Even at firms where associates bill an average of 2,000 hours
per year -- as is common in the Washington area -- part-time attorneys
work about 40 hours per week to make their billable targets. Given
the low percentage of mothers in the labor force who work substantial
overtime, this is not a schedule that will prove effective at
retaining women in proportionate numbers. Moreover, the assumption
that lawyers will reduce their hours only for a limited period
is problematic. The Massachusetts study found that the partners
who responded to its questionnaire had been working a reduced
schedule for an average of seven years (which probably meant that
many partners had been working reduced hours for a much longer
period).
For these reasons, it is important for firms to track the median
number of hours worked, and the median duration of balanced hour
schedules. (The median is chosen instead of the mean because this
makes it less likely that the short hours or long duration of
one person's schedule will give a false impression of the experience
of balanced hours attorneys considered as a group.) If firms find
the median hours of balanced hours attorneys are in a range that
would be considered full-time or overtime by non-law firm standards,
their policies are not effective and usable. Similarly, if firms
find the median duration of balanced hours schedules is short,
a few months to a year, their policies probably will not be effective
retention tools.
3. Schedule Creep
Schedule
creep - the tendency of part-time hours to creep back up to full-time
levels while pay remains reduced - is one of the major reasons
attorneys leave law firms rather than seeking balanced hours,
and that attorneys on reduced schedules give up and decide to
leave their firms. Indeed, some lawyers have suggested that schedule
creep is part of a semi-conscious policy to undermine reduced-hours
schedules, to ensure that few people opt to work less than the
standard schedule.
Measuring schedule creep is an indispensable step to implementing
a usable and effective policy of balanced hours. Surprisingly
few employers keep track of it, although it is easy to do. Firms
that have demonstrated a substantial commitment to making balanced
hours work have done so for some time. Records already exist documenting
how much time each attorney works; all that's required is to compare
the hours worked with the hours budgeted. If the comparison shows
that attorneys on nonstandard schedules are consistently working
more hours than their balanced hours agreements call for them
to work, then schedule creep is undermining the effectiveness
and usability of the policy.
4. Comparison of Work Assignments
"Assignments determine skills, skills determine advancement."

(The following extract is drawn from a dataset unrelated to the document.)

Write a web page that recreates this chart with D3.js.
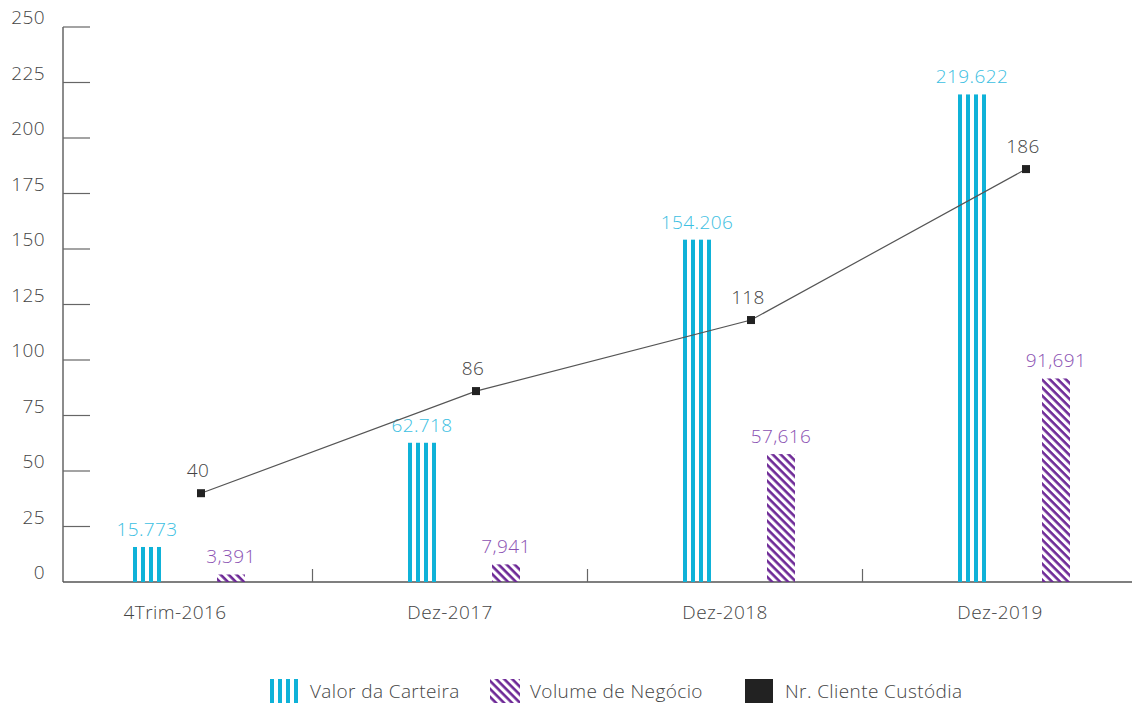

If balanced hours attorneys do not get quality work assignments
-- and many report they do not -- their development will suffer.
Moreover, if balanced hours attorneys are shifted to nothing more
than low-level, routine matters, they will soon become disenchanted
and leave the firm.
Both Ernst & Young and Deloitte & Touche keep track of
whether those on alternative schedules are receiving high quality
assignments by assessing whether they are assigned to work with
the firm's largest and most valuable clients. This is a rough
initial test that can signal whether a nonstandard schedule negatively
affects the quality of assignments. It is not a perfect measure,
for sometimes balanced hours attorneys are marginalized in other
ways -- by being assigned rote tasks, or only small parts of larger
matters. Perhaps the best test is to compare the assignments an
attorney received while working a standard schedule with those
he or she received while working reduced hours. (For new hires,
the attorney's assignments can be compared to those of other attorneys
at the same level in the same practice group.)
To compare work assignments, firms need only look at the billing
records of balanced hours attorneys. If too much rote work and
too little client contact is evident, for example, firms know
their policies are likely not effective and usable.
5.
Comparative Promotion Rates
Most
law firms now hire entering classes composed of roughly equal
numbers of men and women, yet 2007 data show that 83% of partners
are still men. One factor contributing to the low proportion of
women partners is the practice, de facto or de jure, of taking
reduced-hours attorneys off the partnership track.
As noted, numerous attorneys view reduced-hour work as ending
all hope of partnership. Firms should test the accuracy of this
perception by comparing the promotion rates of attorneys on balanced
schedules to those on standard schedules. While the promotion
rate will not necessarily be identical for these two groups, a
persistent imbalance in favor of standard hours attorneys may
well indicate that balanced hours attorneys are being penalized
in terms of promotions.
6. Comparative Attrition Rates
The final element of PAR's test compares the attrition rates of
attorneys on balanced schedules with those of attorneys on standard
schedules. A Massachusetts study found that, given the problems
with existing part-time policies, the attrition rates among reduced-hours
attorneys were even higher than among other attorneys. While men
with standard schedules had an attrition rate of 9% and women
working standard schedules had an attrition rate of 12% in 1997
and 1998, women working reduced hours averaged nearly 23%. These
figures suggest the usefulness of a comparison between men working
full-time, women working full-time, men working part-time, and
women working part-time. Given the intense demand for reduced
hours, if the attrition rate among attorneys working reduced hours
is significantly higher than for the other groups, this may signal
problems with the existing balanced hours policy.